I am reading the November, 1932 issue of Astounding Stories, starting with “The Cavern of the Shining Ones,” by Hal K. Wells. The magazine is on archive.org.

Archive.org has a library of pulps and other popular magazines, going back more than 100 years. At a glance, the most recent pulps seem to date to the 1990s.

Months ago, I chatted with a gentleman at a local community association meeting who makes a hobby out of browsing the pulp archive. He likes dark fantasy magazines from the 1920s and 1930s. He said he occasionally finds a gem from someone who only ever wrote one to three stories, and who is completely forgotten.

“The Cavern of the Shining Ones” isn’t a gem, but it’s not bad. It has a Lovecraft vibe. A party of men, recruited from Los Angeles’s homeless population by a mysterious scientist who wears goggles day and night, is searching for something in the desert. I’m only partway through the story, but I believe they will find the thing, and it will not go well for them.
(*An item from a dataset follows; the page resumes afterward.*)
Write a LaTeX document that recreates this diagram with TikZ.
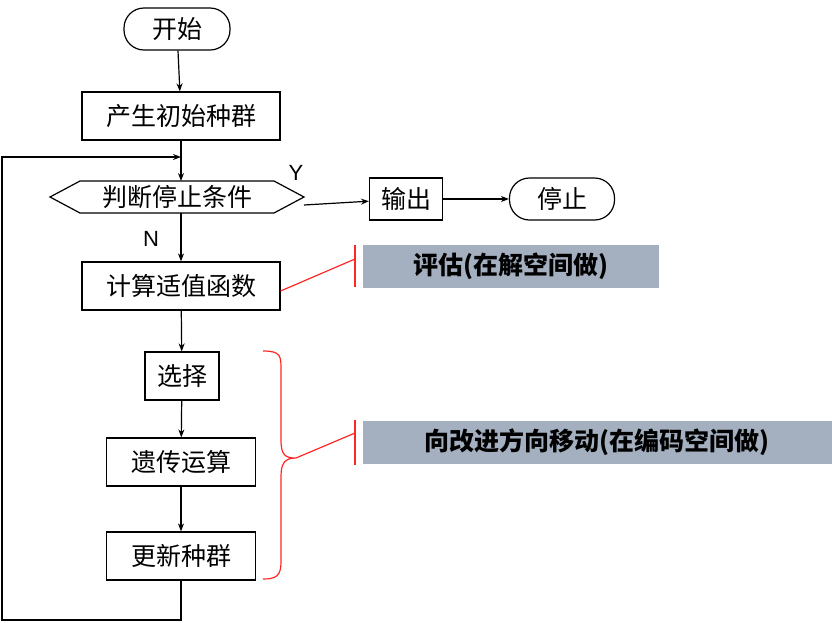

Here’s the author’s biography, just one paragraph on the Encyclopedia of Science Fiction.

He was born in 1899 in Little Hocking, Ohio, and died in 1979 in Torrance, California. He saw active service in World War I and published “The Brass Key” in Weird Tales in 1929. Another title: “Zehru of Xollar” (1932). His work had “a tendency to the lurid.” I’ll just bet it did.

Archive.org offers downloadable PDFs of old magazines. (Other formats too.) I downloaded the PDF, loaded it onto my iPhone and can easily read it there. Even after being on the Internet for more than 30 years, sometimes it strikes me with awe.